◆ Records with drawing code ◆

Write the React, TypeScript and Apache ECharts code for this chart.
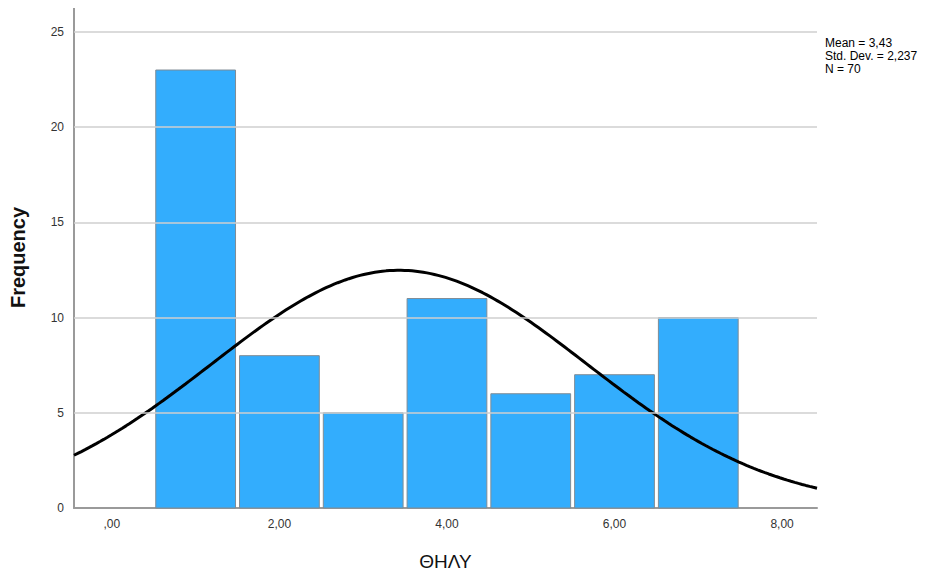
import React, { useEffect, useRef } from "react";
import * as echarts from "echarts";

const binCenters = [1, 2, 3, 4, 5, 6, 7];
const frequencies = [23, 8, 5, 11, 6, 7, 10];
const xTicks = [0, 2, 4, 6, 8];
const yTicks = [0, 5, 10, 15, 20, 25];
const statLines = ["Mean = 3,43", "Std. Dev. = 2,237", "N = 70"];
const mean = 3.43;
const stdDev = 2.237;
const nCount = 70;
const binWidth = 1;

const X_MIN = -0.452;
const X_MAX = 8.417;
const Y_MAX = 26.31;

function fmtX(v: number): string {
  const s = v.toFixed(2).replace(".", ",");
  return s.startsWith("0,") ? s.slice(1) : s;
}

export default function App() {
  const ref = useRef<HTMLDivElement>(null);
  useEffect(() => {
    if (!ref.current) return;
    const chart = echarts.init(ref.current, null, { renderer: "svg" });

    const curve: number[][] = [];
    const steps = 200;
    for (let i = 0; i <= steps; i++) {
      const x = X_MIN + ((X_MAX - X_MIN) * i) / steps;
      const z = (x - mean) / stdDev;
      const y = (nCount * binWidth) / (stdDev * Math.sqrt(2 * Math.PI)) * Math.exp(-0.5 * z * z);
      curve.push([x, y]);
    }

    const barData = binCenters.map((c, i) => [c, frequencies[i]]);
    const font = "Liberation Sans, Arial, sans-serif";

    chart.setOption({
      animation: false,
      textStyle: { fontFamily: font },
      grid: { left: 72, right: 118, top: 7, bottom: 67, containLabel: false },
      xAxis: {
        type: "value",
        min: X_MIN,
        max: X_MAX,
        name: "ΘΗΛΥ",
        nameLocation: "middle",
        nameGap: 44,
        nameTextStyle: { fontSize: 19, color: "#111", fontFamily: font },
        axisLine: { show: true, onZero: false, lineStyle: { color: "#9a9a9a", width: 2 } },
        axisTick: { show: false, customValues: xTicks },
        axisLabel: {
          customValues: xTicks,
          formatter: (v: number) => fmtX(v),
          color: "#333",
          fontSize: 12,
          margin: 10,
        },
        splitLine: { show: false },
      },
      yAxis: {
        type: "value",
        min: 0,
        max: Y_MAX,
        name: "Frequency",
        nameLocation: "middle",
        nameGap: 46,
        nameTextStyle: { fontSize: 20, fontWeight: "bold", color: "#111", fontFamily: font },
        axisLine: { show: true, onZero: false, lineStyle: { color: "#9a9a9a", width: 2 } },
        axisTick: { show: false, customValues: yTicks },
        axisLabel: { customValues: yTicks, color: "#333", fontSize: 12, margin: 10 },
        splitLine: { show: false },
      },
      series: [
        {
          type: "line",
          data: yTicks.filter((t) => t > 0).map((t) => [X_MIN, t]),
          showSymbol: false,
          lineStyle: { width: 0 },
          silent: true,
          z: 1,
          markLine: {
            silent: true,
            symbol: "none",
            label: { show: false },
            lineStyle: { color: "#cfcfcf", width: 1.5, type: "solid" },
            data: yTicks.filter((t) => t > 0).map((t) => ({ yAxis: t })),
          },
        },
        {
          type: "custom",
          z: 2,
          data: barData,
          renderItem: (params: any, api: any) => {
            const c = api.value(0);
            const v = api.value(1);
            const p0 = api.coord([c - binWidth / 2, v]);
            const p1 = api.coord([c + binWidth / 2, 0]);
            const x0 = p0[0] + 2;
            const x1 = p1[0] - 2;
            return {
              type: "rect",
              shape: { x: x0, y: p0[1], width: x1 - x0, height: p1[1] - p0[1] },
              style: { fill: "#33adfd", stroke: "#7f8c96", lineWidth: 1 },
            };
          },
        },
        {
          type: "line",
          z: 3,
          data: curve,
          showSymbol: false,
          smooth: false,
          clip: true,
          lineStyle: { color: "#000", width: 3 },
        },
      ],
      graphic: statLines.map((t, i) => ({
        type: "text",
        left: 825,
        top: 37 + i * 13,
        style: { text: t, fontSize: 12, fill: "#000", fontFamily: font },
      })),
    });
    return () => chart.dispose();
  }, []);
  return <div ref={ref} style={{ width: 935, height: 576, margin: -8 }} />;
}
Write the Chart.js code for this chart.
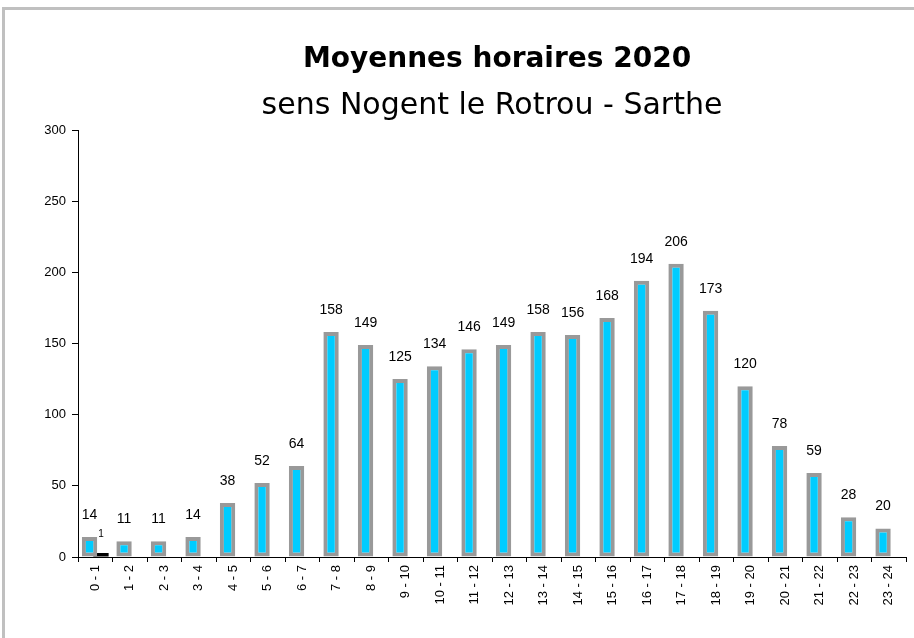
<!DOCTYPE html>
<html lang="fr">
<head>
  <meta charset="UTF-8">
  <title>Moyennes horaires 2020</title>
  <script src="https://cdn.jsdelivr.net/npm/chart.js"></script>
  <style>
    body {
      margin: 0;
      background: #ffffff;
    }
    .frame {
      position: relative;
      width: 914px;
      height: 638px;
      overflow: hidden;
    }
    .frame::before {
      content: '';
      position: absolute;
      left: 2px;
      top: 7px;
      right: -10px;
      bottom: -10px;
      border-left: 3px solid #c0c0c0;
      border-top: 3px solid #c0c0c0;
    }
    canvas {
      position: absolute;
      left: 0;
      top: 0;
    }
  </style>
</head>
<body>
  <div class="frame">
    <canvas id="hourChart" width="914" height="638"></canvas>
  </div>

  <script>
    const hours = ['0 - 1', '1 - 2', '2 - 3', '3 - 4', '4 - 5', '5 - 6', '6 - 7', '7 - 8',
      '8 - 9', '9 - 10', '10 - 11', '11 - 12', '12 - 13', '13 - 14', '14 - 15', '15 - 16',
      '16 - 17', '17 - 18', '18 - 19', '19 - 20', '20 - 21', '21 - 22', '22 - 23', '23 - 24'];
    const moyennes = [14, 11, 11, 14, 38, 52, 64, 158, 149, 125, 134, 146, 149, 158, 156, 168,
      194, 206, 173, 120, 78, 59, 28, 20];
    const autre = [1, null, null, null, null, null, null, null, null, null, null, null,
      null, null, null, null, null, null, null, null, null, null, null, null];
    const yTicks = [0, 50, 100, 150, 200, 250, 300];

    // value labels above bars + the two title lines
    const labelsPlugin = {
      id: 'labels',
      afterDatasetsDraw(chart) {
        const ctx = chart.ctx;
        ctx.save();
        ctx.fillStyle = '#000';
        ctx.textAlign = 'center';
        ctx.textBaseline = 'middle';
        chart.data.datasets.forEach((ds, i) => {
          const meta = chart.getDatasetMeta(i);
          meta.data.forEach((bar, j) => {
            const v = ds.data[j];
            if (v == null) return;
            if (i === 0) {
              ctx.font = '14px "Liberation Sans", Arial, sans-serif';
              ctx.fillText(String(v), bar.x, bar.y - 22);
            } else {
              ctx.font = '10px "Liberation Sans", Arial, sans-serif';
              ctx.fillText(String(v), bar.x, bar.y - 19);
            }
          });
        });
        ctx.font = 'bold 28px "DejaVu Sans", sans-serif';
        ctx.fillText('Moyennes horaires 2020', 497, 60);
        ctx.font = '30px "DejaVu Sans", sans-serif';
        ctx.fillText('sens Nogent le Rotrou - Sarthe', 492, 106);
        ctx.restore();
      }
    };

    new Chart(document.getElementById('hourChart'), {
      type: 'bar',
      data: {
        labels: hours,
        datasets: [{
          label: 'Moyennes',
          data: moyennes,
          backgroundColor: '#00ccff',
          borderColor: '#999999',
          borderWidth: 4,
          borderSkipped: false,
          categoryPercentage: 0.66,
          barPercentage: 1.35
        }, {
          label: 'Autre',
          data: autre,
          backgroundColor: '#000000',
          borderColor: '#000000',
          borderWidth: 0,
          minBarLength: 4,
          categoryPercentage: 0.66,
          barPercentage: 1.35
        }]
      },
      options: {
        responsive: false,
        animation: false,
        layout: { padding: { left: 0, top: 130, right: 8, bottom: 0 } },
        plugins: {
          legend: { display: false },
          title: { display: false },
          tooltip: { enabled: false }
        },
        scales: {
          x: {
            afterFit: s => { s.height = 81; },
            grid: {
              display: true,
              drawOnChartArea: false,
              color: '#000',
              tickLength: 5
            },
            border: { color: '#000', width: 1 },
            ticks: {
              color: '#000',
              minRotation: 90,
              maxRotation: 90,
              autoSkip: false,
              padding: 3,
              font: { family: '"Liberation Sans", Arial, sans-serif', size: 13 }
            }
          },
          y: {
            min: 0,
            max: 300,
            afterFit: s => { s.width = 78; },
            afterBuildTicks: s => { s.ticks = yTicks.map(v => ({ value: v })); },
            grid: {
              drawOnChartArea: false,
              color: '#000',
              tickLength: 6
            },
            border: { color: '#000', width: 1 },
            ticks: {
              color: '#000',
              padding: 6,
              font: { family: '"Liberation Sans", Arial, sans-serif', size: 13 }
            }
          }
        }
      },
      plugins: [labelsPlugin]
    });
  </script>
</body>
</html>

◆ DIRECTIONS ◆
Begin at the top of the records above and retype each line exactly until the line containing "import * as", which is included. Skip all pictures.

◆ SOLUTION TO THIS EXERCISE ◆
Write the React, TypeScript and Apache ECharts code for this chart.
import React, { useEffect, useRef } from "react";
import * as echarts from "echarts";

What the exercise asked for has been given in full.